All candidates for registration must submit fingerprints as part of the registration process. The fingerprinting requirement is also extended to persons that have access to processing transactions and handling of securities, money, or firm financial records, whether or not they are registered.
FINRA rule 1122
According to FINRA Rule 1122 - Filing of Misleading Information as to Membership or Registration, members or associated persons cannot file membership and registration information that is misleading, or fail to correct misleading information once informed of it. According to FINRA, misleading information is information that is incomplete or inaccurate to the point of being misleading or intending to mislead.
Filing false, inaccurate and/or misleading information may result in statutory disqualification, which, in turn, may prevent a person from becoming registered, or can result in a revocation of registered status.
Supervision of registered representatives
A member’s supervisory system must provide, at a minimum, for the following:
-Establishing and maintaining written procedures;
-Designation of an appropriately registered principal(s) with authority to carry out the supervisory responsibilities of the member for each type of business in which it engages for which registration as a broker/dealer is required (i.e.
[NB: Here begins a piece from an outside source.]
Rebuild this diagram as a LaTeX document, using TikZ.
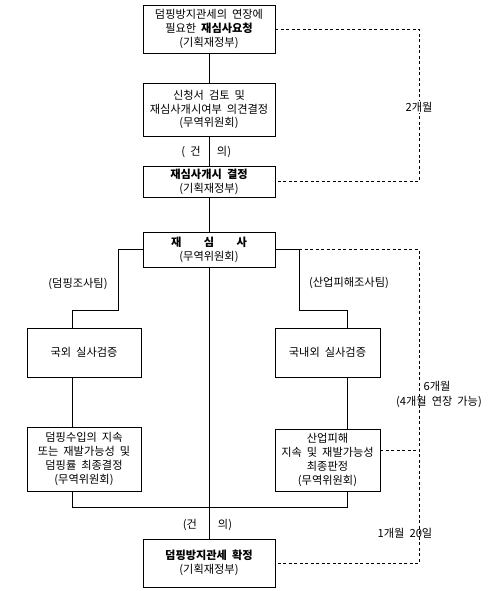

One person to oversee each department).
-Designation as an office of supervisory jurisdiction (OSJ) of each location;
-Designation of one or more appropriately registered principals in each OSJ, including the main office, and one or more appropriately registered representatives or principals in each non-OSJ branch office with authority to carry out the supervisory responsibilities assigned to that office by the member;
-Assignment of each registered person to an appropriately registered representative and/or principal for his/her supervision;
-Reasonable efforts to determine that all supervisory personnel are qualified by virtue of experience or training to carry out their assigned responsibilities;
-Participation of each registered representative, at least annually, in an interview or meeting conducted by persons designated by the member at which compliance matters relevant to the activities of the representative(s) are discussed (this meeting can be held live or delivered electronically as long as attendance can be verified); and
-Each member must designate and specifically identify to FINRA one or more principals who will review the supervisory system, procedures and inspections implemented by the member.
BrokerCheck
A free resource provided through FINRA’s Public Disclosure Program that allows public persons to research the professional backgrounds of current and former FINRA-registered brokerage firms and brokers. Accessible by phone or online, it provides information that has been stored in the Central Registration Depository (CRD) as part of the registration process.
Available information includes the following:
-The person’s employment history and other business experience required to be reported on Form U4;
-Currently approved registrations for the member or associated person;
-The main office, legal status and type of business engaged in by the member; and
-Any event or proceeding required to be reported under the Rule.
It is each member’s responsibility to keep in each office of supervisory jurisdiction one of the following:
-A separate file of all written complaints of customers with explanation of action taken by the member, if any; or
-A separate file of all written complaints and a clear reference to the files containing the correspondence related to them (as maintained in the office).